** YOUR INSTRUCTIONS **
Omit every picture and return the rest of the data unaltered.
- - - - - - -
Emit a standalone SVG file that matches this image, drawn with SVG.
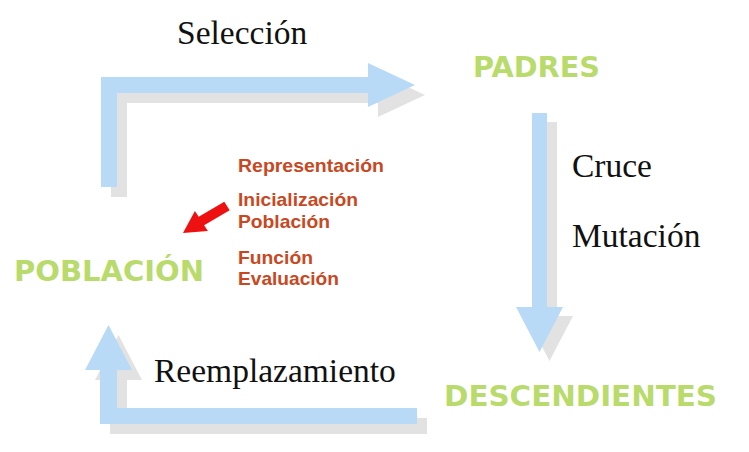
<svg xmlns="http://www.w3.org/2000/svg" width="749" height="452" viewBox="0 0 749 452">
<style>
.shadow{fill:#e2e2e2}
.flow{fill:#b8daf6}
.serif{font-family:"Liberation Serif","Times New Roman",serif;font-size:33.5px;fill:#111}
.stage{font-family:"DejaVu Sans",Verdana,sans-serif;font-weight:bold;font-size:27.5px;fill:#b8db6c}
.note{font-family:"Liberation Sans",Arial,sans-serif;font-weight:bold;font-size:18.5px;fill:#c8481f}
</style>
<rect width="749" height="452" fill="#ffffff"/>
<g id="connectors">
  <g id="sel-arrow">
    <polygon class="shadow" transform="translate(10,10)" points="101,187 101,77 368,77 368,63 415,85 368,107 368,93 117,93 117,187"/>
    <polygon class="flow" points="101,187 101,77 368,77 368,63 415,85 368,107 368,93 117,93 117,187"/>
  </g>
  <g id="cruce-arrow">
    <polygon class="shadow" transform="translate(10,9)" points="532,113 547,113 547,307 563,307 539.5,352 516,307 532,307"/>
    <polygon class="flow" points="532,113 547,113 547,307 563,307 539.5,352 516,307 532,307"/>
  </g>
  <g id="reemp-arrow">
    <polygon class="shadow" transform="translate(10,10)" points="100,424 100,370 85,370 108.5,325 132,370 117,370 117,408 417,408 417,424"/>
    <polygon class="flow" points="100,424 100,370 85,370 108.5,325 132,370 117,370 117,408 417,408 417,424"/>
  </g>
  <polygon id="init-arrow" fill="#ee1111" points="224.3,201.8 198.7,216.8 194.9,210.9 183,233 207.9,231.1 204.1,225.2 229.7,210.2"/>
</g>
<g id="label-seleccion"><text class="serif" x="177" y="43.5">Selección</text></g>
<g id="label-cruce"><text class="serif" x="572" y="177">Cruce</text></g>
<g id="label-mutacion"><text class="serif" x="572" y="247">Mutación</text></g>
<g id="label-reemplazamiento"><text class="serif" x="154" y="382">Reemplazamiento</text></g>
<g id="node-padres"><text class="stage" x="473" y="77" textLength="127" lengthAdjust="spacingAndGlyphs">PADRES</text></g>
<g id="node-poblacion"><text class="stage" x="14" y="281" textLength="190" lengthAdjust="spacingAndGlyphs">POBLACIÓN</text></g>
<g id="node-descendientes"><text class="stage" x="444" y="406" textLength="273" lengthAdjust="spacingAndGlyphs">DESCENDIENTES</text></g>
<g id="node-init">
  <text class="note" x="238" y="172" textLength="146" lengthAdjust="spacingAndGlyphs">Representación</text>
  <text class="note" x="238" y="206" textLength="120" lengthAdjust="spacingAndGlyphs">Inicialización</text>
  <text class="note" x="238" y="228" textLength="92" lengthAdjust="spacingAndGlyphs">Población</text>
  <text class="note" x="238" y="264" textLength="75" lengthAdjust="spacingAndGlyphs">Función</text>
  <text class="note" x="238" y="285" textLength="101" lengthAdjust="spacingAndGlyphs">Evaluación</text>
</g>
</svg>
- - - - - - -
** RESPONSE **
Emit a standalone SVG file that matches this image, drawn with SVG.
<svg xmlns="http://www.w3.org/2000/svg" width="749" height="452" viewBox="0 0 749 452">
<style>
.shadow{fill:#e2e2e2}
.flow{fill:#b8daf6}
.serif{font-family:"Liberation Serif","Times New Roman",serif;font-size:33.5px;fill:#111}
.stage{font-family:"DejaVu Sans",Verdana,sans-serif;font-weight:bold;font-size:27.5px;fill:#b8db6c}
.note{font-family:"Liberation Sans",Arial,sans-serif;font-weight:bold;font-size:18.5px;fill:#c8481f}
</style>
<rect width="749" height="452" fill="#ffffff"/>
<g id="connectors">
  <g id="sel-arrow">
    <polygon class="shadow" transform="translate(10,10)" points="101,187 101,77 368,77 368,63 415,85 368,107 368,93 117,93 117,187"/>
    <polygon class="flow" points="101,187 101,77 368,77 368,63 415,85 368,107 368,93 117,93 117,187"/>
  </g>
  <g id="cruce-arrow">
    <polygon class="shadow" transform="translate(10,9)" points="532,113 547,113 547,307 563,307 539.5,352 516,307 532,307"/>
    <polygon class="flow" points="532,113 547,113 547,307 563,307 539.5,352 516,307 532,307"/>
  </g>
  <g id="reemp-arrow">
    <polygon class="shadow" transform="translate(10,10)" points="100,424 100,370 85,370 108.5,325 132,370 117,370 117,408 417,408 417,424"/>
    <polygon class="flow" points="100,424 100,370 85,370 108.5,325 132,370 117,370 117,408 417,408 417,424"/>
  </g>
  <polygon id="init-arrow" fill="#ee1111" points="224.3,201.8 198.7,216.8 194.9,210.9 183,233 207.9,231.1 204.1,225.2 229.7,210.2"/>
</g>
<g id="label-seleccion"><text class="serif" x="177" y="43.5">Selección</text></g>
<g id="label-cruce"><text class="serif" x="572" y="177">Cruce</text></g>
<g id="label-mutacion"><text class="serif" x="572" y="247">Mutación</text></g>
<g id="label-reemplazamiento"><text class="serif" x="154" y="382">Reemplazamiento</text></g>
<g id="node-padres"><text class="stage" x="473" y="77" textLength="127" lengthAdjust="spacingAndGlyphs">PADRES</text></g>
<g id="node-poblacion"><text class="stage" x="14" y="281" textLength="190" lengthAdjust="spacingAndGlyphs">POBLACIÓN</text></g>
<g id="node-descendientes"><text class="stage" x="444" y="406" textLength="273" lengthAdjust="spacingAndGlyphs">DESCENDIENTES</text></g>
<g id="node-init">
  <text class="note" x="238" y="172" textLength="146" lengthAdjust="spacingAndGlyphs">Representación</text>
  <text class="note" x="238" y="206" textLength="120" lengthAdjust="spacingAndGlyphs">Inicialización</text>
  <text class="note" x="238" y="228" textLength="92" lengthAdjust="spacingAndGlyphs">Población</text>
  <text class="note" x="238" y="264" textLength="75" lengthAdjust="spacingAndGlyphs">Función</text>
  <text class="note" x="238" y="285" textLength="101" lengthAdjust="spacingAndGlyphs">Evaluación</text>
</g>
</svg>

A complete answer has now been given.